Forget it all. Just sit down in front of the TV and savor the spirited and daring performances of Jessica Lange and Drew Barrymore as Big and Little Edie, respectively, the poignant and eccentric mother and daughter at the heart of this film. And I do mean heart - there is a genuinely moving emotional payoff. This Grey Gardens made me care about these two characters in ways that not even the original documentary did.

Maybe a great work of art, and I do believe the Maysles' cinema verite film is just that, should raise more questions than it answers. But their original Grey Gardens answered no questions. The biggest one is how did the aunt and cousin of Jackie Bouvier Kennedy, the wife of President John F. Kennedy, wind up in such straits, living with too many cats to count, raccoons in the house and not enough money to even heat the filthy, dilapidated mansion in winter?

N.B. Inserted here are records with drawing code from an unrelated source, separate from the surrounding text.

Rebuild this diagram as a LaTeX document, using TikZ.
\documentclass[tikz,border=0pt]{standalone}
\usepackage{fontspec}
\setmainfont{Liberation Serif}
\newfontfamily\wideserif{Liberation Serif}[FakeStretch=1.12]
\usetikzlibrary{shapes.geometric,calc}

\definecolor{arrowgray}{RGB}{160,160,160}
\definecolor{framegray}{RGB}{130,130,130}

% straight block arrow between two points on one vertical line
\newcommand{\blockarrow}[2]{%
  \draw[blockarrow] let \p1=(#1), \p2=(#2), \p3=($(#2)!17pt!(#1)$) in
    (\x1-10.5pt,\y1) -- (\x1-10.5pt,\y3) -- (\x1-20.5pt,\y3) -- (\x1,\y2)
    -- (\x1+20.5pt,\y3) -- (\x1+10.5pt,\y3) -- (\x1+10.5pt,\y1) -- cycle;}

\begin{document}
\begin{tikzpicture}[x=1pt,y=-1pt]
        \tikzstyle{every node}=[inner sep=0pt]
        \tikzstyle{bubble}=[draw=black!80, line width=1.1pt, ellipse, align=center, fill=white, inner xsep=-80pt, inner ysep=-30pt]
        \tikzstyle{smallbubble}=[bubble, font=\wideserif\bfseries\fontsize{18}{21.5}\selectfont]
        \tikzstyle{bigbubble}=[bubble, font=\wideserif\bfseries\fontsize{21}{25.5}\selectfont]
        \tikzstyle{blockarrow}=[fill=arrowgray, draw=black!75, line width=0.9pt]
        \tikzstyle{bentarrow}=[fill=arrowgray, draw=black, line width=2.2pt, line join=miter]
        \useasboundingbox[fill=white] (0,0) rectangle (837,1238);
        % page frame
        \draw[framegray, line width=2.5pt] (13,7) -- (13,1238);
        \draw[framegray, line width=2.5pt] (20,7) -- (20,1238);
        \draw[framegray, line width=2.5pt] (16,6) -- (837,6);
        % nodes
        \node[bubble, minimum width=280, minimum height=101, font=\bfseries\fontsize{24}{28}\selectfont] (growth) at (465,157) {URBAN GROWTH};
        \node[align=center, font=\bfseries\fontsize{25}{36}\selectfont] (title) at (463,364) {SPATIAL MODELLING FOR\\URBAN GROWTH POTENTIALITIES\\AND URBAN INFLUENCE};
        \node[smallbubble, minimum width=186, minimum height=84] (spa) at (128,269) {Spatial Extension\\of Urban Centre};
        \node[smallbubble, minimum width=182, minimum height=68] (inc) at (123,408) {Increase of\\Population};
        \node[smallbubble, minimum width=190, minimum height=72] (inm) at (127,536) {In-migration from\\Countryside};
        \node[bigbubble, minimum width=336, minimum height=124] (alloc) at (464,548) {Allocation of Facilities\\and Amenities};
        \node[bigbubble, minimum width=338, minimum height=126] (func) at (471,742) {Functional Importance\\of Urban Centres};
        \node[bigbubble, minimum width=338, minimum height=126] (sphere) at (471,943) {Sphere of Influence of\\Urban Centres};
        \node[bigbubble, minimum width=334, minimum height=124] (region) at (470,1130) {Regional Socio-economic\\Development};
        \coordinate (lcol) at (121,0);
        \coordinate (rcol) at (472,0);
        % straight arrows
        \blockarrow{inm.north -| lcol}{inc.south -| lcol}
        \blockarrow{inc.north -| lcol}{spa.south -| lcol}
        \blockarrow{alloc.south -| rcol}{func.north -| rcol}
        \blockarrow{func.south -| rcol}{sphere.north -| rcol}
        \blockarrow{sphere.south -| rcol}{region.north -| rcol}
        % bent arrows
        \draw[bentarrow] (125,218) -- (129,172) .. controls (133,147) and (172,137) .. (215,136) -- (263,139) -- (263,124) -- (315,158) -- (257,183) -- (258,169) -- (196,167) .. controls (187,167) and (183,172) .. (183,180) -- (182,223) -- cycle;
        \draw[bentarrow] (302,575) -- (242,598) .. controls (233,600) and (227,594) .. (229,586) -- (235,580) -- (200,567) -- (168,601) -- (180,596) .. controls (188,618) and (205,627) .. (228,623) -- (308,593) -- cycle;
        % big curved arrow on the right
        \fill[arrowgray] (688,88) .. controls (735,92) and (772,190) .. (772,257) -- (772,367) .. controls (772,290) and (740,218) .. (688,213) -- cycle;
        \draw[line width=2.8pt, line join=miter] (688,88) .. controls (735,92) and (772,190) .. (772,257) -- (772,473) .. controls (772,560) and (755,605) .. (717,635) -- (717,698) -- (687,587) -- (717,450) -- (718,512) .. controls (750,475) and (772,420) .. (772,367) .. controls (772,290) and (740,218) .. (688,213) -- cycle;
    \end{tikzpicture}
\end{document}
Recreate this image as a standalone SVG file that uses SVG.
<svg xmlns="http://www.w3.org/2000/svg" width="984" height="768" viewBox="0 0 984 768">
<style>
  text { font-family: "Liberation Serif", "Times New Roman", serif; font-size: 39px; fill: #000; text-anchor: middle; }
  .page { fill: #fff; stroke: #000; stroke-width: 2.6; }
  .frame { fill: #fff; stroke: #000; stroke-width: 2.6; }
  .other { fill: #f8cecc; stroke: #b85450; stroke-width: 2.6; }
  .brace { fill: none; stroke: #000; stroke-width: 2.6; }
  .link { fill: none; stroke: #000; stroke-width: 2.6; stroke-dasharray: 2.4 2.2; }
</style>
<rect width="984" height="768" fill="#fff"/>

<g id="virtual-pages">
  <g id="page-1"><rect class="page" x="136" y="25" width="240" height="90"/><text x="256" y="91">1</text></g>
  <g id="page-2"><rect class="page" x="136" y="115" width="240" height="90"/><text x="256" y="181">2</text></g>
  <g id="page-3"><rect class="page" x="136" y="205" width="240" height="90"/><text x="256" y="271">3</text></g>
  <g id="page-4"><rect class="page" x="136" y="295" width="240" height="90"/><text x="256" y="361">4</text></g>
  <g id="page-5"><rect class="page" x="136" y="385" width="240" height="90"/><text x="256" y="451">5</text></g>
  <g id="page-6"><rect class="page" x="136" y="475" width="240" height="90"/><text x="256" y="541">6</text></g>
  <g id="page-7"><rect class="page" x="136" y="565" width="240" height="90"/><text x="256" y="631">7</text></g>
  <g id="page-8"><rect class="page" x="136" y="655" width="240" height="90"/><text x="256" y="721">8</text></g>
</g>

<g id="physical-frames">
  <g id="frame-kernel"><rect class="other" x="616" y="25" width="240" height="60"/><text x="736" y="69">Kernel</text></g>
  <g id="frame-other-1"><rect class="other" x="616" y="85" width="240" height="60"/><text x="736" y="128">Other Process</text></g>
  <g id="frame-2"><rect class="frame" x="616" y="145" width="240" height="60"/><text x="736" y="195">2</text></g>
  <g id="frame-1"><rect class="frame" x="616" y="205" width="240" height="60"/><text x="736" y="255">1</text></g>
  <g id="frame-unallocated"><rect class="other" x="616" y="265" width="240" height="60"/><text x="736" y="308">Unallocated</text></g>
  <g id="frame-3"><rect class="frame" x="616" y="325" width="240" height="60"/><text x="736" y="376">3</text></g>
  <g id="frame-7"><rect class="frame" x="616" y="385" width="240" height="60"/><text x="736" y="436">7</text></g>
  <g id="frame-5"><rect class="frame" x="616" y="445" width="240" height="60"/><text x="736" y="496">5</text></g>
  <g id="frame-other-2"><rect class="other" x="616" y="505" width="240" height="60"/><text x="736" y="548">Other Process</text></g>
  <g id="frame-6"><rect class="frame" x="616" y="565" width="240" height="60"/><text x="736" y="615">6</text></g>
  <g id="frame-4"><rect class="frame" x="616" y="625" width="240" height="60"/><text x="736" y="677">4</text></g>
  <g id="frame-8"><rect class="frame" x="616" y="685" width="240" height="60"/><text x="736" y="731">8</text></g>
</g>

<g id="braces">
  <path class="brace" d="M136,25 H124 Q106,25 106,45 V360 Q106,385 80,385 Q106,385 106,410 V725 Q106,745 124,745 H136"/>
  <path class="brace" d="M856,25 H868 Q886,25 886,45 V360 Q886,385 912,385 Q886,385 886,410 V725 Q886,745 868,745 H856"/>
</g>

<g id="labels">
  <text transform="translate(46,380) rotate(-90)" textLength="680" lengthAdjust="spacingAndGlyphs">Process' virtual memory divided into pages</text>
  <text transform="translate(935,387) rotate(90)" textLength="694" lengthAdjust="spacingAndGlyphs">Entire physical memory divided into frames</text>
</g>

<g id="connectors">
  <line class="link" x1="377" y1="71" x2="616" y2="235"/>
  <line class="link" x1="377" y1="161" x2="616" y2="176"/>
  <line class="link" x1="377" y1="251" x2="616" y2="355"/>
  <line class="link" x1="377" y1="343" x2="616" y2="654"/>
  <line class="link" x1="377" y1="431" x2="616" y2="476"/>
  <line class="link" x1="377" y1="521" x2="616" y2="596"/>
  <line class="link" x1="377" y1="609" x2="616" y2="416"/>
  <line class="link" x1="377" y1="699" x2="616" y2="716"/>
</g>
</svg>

HBO's Grey Gardens tells the back story, as it were, of the lives of Big and Little Edie, ranging back to the 1930s and starting with Little Edie's coming-out party as a debutante in Depression-era Manhattan.

Barrymore is superb. In fact, I have never seen her better. This is absolutely the coming of age of a serious and great actress. She changes everything about herself, from the way fans have seen her speak and move in other movies and interviews to the way she allows herself to be made up and photographed.

Little Edie, who had an offbeat but brilliant (at least that's what her fans say) sense of fashion, suffered from a disease that caused her hair to fall out. We see the hair coming out in clumps and Edie in various stages of loss. Barrymore further allows makeup artists to disfigure her skin.

Young American actresses rarely take roles in which they look anything but glamorous. That is what the great, older British actresses do. But Barrymore not only lets herself be shown in less than flattering ways, she takes the darker facts of Little Edie's life and builds her performance around them. Daring only starts to describe the artistic choices she made.

Lange's Tennessee Williams-like take on Big Edie as a dreamy character with artistic and bohemian aspirations who is married to a stuffed suit of a philandering banker is marvelous. The dramatic tension is in wondering whether this seemingly fragile character will shatter under the force of divorce and poverty.

Testimony to the greatness of Lange's performance is that as you watch, you wonder and worry about Big Edie, even though, thanks to the Maysles brothers and subsequent news accounts, you know how the story goes.


Grey Gardens airs at 8 p.m. Saturday on HBO.